Keep to the lines between the one holding "The picture is" and the one holding "import plotly.graph_objects as go", inclusive, and write them out exactly.

*** Material provided ***

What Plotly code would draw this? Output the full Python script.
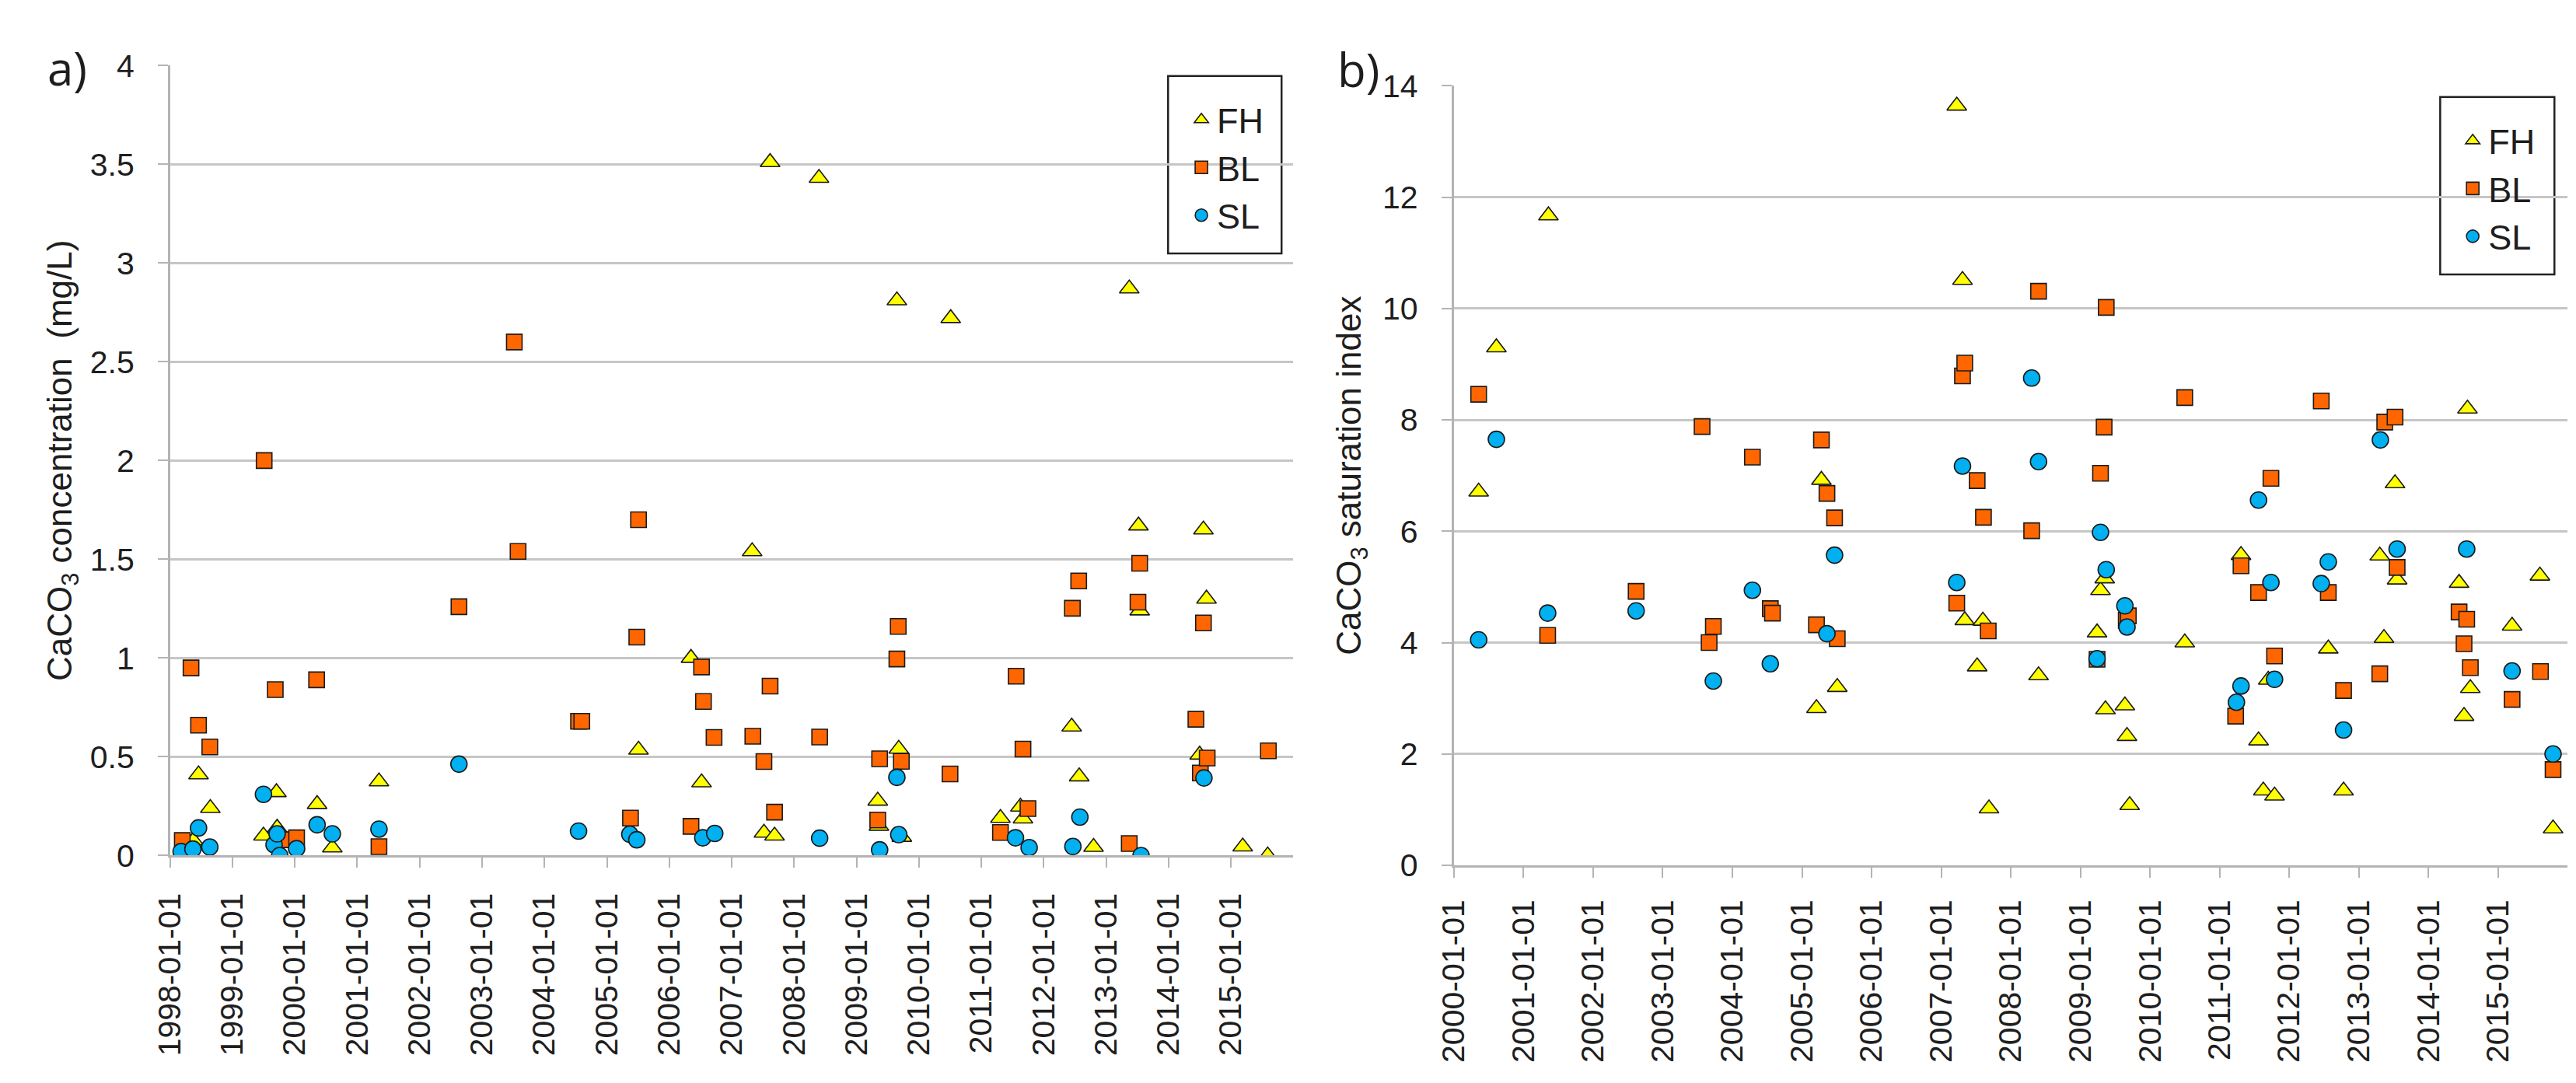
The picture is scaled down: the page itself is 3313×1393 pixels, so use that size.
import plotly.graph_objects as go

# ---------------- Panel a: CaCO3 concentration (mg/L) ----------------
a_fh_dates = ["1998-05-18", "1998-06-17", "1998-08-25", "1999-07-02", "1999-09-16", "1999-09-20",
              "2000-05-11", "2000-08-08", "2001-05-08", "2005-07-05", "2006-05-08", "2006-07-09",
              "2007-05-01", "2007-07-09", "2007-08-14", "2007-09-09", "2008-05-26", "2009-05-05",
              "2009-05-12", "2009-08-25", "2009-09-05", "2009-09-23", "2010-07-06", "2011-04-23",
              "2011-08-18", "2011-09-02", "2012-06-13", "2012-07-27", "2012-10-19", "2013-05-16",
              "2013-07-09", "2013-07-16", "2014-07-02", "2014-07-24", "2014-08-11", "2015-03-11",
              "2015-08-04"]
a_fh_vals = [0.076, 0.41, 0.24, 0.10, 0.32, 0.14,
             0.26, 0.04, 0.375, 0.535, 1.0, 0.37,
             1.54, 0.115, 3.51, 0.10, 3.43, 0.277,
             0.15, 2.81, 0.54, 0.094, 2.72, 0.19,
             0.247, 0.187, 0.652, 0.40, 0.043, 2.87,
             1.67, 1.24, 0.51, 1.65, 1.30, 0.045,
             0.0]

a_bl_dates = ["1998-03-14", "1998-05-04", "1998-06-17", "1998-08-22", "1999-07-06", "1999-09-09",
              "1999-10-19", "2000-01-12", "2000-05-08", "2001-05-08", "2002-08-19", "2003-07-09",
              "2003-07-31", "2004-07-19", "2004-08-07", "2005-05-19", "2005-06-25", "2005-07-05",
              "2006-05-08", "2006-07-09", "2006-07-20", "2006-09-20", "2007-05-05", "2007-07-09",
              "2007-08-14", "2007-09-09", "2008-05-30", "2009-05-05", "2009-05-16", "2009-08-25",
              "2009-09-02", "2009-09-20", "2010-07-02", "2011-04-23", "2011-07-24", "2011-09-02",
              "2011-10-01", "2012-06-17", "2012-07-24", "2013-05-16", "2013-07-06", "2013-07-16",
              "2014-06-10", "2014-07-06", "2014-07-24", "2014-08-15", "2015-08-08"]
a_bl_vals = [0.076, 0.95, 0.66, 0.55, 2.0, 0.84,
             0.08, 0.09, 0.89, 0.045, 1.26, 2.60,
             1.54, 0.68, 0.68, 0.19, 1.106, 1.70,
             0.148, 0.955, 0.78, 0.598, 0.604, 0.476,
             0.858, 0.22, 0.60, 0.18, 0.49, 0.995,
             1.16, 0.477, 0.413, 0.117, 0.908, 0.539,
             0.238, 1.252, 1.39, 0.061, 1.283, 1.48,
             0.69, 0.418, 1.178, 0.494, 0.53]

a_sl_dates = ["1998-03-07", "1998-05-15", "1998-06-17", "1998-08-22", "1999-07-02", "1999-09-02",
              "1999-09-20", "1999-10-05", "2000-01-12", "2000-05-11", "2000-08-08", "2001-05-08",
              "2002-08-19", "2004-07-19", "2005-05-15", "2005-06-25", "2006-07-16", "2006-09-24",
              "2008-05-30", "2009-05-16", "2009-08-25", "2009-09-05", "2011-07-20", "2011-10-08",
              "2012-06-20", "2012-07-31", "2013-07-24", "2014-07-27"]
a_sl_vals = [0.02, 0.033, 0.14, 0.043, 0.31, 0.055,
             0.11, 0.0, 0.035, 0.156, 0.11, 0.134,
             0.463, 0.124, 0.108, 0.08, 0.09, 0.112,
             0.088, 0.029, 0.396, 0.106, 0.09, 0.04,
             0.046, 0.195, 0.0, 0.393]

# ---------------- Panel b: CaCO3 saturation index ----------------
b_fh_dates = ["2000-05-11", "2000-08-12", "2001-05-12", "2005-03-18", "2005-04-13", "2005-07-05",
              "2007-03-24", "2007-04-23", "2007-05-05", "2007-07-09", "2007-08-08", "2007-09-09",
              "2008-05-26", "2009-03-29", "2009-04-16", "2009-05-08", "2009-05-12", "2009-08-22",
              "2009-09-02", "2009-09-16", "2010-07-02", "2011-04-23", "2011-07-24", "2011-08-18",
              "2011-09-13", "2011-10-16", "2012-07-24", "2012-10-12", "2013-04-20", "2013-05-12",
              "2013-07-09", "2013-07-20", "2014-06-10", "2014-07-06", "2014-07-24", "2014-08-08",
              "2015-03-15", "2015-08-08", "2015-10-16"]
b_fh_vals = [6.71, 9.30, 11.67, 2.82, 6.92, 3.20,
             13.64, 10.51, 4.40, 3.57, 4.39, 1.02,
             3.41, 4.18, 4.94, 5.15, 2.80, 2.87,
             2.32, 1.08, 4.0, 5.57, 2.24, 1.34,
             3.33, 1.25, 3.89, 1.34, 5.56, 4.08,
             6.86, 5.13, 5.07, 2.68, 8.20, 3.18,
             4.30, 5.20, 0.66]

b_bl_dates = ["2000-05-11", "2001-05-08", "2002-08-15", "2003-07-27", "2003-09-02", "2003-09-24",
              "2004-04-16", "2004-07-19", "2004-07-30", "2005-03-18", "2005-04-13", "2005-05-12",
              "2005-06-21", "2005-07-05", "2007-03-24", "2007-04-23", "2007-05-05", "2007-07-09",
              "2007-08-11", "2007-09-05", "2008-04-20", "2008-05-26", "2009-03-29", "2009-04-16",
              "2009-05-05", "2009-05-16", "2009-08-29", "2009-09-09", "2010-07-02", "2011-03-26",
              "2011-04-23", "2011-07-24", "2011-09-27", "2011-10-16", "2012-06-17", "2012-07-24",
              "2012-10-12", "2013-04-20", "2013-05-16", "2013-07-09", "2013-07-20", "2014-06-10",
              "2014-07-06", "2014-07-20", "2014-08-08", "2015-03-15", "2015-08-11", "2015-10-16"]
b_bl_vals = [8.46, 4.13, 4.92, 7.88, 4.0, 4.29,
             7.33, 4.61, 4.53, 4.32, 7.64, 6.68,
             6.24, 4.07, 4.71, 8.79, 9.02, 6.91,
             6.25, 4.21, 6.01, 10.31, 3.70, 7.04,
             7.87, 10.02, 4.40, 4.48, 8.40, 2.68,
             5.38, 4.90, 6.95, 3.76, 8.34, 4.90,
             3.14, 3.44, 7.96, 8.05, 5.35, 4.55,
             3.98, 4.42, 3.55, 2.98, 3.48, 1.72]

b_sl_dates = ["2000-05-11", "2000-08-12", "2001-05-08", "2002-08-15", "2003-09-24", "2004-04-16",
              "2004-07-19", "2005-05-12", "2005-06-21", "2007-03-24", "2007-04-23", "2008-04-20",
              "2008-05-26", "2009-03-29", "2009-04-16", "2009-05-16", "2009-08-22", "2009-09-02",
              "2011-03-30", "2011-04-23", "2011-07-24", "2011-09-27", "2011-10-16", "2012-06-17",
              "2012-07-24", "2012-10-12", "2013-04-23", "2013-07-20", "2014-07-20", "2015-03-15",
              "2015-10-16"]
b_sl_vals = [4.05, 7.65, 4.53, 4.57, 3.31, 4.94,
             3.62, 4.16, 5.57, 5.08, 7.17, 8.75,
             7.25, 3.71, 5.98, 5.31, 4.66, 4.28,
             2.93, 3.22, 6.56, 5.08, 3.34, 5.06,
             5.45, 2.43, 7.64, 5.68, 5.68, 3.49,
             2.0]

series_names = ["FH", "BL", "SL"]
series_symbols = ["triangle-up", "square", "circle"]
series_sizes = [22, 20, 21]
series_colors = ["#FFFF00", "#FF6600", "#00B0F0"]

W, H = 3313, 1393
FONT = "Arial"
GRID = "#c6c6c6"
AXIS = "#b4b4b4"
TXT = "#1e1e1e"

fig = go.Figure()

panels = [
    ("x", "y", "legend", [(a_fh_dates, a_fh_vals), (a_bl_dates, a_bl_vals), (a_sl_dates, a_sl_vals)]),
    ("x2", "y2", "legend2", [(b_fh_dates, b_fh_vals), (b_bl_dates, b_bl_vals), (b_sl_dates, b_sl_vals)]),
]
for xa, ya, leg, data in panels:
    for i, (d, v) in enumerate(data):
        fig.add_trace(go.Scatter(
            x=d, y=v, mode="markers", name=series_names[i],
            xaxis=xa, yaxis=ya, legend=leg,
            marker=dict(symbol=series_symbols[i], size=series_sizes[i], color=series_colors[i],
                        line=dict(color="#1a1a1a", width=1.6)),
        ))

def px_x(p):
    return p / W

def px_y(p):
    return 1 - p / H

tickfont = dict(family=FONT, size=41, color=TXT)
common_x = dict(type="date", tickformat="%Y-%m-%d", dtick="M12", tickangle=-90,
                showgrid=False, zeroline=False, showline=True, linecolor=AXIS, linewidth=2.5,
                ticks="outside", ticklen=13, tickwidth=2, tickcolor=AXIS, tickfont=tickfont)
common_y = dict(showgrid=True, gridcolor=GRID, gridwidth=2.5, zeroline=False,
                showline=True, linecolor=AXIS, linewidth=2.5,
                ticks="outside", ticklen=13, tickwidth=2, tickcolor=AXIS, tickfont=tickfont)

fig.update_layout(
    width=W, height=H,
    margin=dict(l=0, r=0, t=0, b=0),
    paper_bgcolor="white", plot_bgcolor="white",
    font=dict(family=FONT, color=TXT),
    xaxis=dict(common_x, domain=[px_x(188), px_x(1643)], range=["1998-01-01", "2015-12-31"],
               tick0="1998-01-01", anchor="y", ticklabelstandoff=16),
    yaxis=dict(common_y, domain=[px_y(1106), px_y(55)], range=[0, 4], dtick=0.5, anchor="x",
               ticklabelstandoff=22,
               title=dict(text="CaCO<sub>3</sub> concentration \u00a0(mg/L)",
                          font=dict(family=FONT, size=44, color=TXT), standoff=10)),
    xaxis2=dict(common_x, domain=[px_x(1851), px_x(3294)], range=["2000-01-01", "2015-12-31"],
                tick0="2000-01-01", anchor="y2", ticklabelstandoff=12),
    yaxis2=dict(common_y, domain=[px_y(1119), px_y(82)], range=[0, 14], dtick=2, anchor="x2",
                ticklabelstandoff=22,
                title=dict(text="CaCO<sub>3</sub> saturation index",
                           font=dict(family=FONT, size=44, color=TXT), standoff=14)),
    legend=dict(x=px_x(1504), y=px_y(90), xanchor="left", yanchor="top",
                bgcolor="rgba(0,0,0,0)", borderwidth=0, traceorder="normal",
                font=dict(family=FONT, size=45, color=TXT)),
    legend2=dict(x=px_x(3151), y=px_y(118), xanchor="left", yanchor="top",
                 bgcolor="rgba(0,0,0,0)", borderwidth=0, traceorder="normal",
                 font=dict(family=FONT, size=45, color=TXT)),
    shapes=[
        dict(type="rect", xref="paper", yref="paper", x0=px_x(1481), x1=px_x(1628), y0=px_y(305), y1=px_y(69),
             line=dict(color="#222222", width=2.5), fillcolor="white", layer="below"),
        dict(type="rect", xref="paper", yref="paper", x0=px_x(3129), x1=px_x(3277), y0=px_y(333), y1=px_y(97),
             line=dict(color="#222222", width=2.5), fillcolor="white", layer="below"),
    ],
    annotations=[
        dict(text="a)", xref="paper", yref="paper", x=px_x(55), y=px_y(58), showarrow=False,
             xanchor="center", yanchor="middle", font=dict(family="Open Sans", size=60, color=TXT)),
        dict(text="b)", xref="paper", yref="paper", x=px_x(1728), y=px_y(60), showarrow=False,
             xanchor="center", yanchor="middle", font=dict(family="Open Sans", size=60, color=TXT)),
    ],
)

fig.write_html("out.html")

***

Expected answer:
The picture is scaled down: the page itself is 3313×1393 pixels, so use that size.
import plotly.graph_objects as go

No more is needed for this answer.